Ölkonzerne nehmen Zerstörung wertvoller Ökosysteme für mehr Profit in Kauf

Auf der Elgin Wellhead Platform werden die geförderten Rohprodukte aufbereitet und von dort aus über Pipelines zur Küste transportiert. Laut Aussagen von David Hansworth, Sprecher von Total, kann es sein, dass für das Verschließen des Lecks längere Zeit benötigt wird. Total hat bereits seine Notfallpläne für Ölunfälle aktiviert. Und auch Shell trifft entsprechende Vorsichtsmaßnahmen: Wegen der austretenden Gase wurden 120 Personen von den fünf Meilen entfernten Plattformen Shearwater und Hans Deul evakuiert.

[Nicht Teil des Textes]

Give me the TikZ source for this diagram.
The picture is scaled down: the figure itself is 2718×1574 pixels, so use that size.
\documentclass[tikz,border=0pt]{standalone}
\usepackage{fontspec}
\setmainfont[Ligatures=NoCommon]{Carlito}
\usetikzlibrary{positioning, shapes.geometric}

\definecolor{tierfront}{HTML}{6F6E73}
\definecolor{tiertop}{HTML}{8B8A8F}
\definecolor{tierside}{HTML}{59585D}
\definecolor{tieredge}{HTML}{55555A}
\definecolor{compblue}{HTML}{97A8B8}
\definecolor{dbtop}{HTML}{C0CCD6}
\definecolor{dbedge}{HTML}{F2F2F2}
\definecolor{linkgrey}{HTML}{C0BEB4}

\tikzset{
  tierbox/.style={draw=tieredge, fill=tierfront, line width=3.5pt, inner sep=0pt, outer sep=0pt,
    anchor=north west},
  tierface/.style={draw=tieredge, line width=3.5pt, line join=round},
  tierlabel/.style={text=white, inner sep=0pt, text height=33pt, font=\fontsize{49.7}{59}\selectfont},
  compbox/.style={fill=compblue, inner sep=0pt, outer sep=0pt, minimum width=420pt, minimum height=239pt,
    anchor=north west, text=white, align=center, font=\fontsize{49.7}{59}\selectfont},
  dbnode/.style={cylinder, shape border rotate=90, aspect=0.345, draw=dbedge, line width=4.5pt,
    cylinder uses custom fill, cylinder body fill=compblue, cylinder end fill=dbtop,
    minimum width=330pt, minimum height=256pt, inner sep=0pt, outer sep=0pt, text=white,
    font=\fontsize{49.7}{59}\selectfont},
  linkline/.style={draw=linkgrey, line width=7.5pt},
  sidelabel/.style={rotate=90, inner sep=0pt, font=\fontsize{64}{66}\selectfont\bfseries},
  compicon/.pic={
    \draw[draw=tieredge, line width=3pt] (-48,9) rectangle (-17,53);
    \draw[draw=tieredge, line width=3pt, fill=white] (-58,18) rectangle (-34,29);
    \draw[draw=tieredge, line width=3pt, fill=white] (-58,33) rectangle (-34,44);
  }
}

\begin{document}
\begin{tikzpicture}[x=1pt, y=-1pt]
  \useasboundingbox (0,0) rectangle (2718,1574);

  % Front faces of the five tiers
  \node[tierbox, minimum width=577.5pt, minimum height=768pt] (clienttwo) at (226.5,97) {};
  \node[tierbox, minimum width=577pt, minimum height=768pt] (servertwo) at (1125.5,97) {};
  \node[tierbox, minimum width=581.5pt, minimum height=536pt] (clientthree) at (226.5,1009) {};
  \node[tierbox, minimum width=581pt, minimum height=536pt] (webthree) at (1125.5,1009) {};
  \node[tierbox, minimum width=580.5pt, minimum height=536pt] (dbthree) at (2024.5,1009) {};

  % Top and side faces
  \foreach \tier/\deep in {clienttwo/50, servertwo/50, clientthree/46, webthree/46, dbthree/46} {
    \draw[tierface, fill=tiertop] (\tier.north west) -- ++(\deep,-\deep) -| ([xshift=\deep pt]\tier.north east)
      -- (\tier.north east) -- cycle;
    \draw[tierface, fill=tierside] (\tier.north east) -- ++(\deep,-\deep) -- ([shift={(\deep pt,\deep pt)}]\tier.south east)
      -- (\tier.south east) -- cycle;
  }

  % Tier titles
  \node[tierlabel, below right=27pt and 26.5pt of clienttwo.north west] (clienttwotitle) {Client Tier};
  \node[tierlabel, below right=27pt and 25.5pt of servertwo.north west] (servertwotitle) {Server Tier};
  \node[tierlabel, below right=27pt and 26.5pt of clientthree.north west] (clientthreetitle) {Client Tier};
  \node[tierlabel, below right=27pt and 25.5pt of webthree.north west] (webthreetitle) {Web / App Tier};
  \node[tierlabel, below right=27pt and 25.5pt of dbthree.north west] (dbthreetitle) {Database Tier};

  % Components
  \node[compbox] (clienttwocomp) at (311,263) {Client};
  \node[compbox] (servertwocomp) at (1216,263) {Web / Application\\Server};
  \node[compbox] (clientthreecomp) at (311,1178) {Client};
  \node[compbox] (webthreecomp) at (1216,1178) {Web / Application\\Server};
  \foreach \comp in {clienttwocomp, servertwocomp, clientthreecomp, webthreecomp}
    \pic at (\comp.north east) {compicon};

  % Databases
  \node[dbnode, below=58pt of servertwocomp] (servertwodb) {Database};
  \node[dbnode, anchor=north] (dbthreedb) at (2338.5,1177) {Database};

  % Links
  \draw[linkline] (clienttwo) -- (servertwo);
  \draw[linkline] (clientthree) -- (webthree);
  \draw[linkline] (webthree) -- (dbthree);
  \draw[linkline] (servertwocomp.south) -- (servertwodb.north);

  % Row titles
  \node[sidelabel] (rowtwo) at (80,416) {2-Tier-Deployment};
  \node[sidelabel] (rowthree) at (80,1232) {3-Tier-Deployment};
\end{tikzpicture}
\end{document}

Bei einem Unfall 1988 in diesem Gebiet zerstörte ein Feuer die Plattform Piper Alpha. 167 Leute kamen dabei ums Leben.

Ölkonzerne dringen zur Gewinnung von Rohstoffen in immer schwieriger beherrschbare Gebiete vor. Tiefseebohrungen waren bereits ein großer Schritt in die falsche Richtung. Aber der Wettlauf ums Öl geht weiter: Shell plant in diesem Jahr mit Ölbohrungen in der Arktis zu beginnen. Ein Ölunfall in dieser Region hätte katastrophale Folgen für das hochsensible und einzigartige Ökosystem.

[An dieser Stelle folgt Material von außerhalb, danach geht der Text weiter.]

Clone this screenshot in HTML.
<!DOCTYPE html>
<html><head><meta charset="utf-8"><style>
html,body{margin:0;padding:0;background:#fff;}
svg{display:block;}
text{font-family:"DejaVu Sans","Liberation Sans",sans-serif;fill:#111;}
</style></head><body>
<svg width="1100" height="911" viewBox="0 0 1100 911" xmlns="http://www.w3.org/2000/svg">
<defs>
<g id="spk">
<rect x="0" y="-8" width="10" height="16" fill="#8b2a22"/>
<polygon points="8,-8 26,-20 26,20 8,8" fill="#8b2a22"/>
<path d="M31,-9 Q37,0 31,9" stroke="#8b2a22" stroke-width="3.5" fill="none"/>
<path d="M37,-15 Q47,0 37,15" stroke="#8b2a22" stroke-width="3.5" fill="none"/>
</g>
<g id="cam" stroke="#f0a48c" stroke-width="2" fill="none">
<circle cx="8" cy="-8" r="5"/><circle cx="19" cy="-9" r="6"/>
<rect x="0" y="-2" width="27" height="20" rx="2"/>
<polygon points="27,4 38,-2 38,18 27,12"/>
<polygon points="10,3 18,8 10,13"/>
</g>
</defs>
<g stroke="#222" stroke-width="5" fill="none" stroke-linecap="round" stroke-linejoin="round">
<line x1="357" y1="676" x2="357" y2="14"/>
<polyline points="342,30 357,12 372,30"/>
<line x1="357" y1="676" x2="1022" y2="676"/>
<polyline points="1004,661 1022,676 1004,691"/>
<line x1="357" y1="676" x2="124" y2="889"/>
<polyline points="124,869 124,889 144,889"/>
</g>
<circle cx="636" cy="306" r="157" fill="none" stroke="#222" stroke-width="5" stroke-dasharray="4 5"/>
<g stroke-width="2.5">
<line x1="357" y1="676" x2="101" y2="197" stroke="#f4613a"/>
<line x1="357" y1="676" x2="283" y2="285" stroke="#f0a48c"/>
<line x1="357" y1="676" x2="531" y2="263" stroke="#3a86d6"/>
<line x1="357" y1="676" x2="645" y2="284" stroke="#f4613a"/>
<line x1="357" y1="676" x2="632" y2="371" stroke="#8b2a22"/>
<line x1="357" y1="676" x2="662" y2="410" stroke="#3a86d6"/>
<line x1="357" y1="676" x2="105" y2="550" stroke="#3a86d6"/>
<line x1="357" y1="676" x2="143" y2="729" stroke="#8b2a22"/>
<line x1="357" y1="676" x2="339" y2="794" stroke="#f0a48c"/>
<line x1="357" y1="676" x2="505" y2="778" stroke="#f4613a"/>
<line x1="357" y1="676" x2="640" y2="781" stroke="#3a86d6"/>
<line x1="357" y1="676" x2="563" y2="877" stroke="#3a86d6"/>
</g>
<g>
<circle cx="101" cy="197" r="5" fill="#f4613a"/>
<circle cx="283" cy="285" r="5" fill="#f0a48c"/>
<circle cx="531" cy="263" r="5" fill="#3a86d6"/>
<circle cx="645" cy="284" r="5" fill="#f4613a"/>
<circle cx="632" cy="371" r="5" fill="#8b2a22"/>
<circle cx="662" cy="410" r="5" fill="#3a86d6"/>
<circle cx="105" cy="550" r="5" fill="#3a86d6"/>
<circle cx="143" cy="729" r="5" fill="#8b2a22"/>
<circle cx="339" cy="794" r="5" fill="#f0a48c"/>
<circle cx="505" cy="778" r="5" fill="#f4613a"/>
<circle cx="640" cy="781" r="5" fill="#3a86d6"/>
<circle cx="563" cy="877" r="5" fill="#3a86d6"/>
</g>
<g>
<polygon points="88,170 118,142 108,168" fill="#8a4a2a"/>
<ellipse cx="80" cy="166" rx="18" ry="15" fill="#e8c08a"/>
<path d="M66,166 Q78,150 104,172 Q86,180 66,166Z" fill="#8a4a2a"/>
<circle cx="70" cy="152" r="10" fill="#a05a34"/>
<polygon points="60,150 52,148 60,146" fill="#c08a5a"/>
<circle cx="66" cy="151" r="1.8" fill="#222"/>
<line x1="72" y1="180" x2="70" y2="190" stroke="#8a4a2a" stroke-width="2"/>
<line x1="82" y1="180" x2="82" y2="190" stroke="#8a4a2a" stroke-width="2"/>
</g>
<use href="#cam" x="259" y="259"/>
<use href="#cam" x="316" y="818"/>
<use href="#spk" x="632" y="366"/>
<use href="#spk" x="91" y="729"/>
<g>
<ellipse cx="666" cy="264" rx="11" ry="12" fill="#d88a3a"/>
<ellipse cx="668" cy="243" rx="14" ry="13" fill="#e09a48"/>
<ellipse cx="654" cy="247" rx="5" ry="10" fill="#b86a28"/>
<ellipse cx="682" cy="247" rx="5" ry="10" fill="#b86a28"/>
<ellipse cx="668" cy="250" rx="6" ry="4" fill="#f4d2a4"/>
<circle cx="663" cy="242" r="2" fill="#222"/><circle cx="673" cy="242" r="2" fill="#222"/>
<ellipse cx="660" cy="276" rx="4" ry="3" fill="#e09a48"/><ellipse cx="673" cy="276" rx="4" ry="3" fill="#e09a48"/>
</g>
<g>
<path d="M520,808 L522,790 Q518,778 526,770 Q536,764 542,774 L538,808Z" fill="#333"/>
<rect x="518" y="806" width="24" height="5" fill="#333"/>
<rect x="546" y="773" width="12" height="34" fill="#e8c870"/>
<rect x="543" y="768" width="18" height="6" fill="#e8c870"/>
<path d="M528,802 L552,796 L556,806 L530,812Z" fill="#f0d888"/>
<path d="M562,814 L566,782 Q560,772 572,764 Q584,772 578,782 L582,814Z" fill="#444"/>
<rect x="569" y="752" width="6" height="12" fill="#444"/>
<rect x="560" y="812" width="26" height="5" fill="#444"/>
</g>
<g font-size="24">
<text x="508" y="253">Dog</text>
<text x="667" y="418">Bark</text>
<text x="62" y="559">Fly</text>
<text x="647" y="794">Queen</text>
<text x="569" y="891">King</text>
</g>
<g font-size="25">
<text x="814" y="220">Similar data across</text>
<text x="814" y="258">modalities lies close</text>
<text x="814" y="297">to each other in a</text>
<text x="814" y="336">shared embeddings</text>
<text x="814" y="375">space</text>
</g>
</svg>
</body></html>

Umweltaktivisten sprachen von einem „Bohrloch der Hölle“, da der Gasdruck in dem beschädigten Feld ungewöhnlich hoch und dadurch der Austritt schwer zu stoppen sei. Die norwegische Umweltgruppe Bellona sprach von einem Horrorszenario. „Das Problem ist außer Kontrolle geraten“, sagte Bellona-Chef Frederic Hauge. Bevor die Arbeiter auf der Plattform in Sicherheit gebracht worden seien, hätten sie sich bereits 14 Stunden erfolglos um eine Eindämmung des Problems bemüht.

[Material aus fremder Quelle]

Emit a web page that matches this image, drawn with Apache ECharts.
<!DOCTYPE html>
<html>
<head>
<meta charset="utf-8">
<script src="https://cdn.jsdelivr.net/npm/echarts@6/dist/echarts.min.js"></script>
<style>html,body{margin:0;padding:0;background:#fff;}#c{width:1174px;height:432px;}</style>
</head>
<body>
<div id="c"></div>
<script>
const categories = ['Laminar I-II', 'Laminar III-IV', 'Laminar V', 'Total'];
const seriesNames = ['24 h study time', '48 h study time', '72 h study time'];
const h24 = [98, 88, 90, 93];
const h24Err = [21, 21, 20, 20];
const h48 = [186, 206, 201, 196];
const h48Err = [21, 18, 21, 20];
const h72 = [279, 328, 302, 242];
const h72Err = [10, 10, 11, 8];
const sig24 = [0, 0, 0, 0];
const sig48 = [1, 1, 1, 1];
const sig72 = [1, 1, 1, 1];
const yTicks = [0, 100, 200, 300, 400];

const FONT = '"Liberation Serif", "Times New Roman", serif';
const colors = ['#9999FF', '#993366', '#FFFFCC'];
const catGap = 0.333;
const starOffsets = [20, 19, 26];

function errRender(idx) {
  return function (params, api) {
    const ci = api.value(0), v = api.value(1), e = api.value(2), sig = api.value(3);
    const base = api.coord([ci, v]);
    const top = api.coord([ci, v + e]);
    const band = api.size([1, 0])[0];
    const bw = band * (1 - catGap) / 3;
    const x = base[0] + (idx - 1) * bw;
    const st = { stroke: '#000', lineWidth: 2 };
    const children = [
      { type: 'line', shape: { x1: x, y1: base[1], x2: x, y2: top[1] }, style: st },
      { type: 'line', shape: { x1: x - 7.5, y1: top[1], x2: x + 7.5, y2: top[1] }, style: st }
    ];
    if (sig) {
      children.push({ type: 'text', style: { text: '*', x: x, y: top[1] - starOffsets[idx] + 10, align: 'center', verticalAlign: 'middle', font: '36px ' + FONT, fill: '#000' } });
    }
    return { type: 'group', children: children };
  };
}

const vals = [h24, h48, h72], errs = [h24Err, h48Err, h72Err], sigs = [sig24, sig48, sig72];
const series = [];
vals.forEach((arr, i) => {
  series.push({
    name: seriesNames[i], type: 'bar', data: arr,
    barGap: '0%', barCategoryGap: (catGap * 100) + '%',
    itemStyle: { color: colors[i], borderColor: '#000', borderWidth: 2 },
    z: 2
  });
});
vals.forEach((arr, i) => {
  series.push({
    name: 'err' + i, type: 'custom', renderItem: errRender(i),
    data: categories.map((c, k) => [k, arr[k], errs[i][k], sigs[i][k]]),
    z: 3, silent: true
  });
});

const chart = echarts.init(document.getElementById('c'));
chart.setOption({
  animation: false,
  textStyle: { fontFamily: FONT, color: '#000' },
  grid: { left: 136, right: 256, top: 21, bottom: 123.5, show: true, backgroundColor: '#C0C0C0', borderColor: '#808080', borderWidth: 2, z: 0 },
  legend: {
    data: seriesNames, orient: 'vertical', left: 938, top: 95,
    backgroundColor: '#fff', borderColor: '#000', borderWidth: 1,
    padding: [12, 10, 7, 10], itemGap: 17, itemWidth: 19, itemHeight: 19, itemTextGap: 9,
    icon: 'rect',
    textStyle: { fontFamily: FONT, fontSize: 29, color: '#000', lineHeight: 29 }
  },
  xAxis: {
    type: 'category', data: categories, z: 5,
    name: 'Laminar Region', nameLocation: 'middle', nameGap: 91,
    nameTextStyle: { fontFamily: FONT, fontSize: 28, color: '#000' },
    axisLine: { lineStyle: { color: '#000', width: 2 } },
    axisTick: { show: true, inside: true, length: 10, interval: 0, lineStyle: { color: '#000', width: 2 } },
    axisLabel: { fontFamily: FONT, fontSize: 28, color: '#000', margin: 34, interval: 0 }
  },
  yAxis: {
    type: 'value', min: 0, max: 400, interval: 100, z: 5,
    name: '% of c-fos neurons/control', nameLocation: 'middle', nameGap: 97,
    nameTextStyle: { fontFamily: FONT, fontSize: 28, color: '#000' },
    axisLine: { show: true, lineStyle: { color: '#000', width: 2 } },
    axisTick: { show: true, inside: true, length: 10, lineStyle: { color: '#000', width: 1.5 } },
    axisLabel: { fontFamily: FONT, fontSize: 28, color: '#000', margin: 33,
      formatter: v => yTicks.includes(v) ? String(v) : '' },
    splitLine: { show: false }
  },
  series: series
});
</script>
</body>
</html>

Der WWF erklärte, bei einem langanhaltenden Gasaustritt könnten „Todeszonen“ in der Umgebung entstehen und das Ökosystem der Nordsee schädigen. Verschiedene Umweltorganisationen forderten ein Moratorium für Bohrungen in großer Tiefe sowie strengere Auflagen und höhere Sicherheitsvorkehrungen für die Betreiber von Öl- und Gasplattformen.

 

Quellen: Greenpeace e.V., deepwave e.V.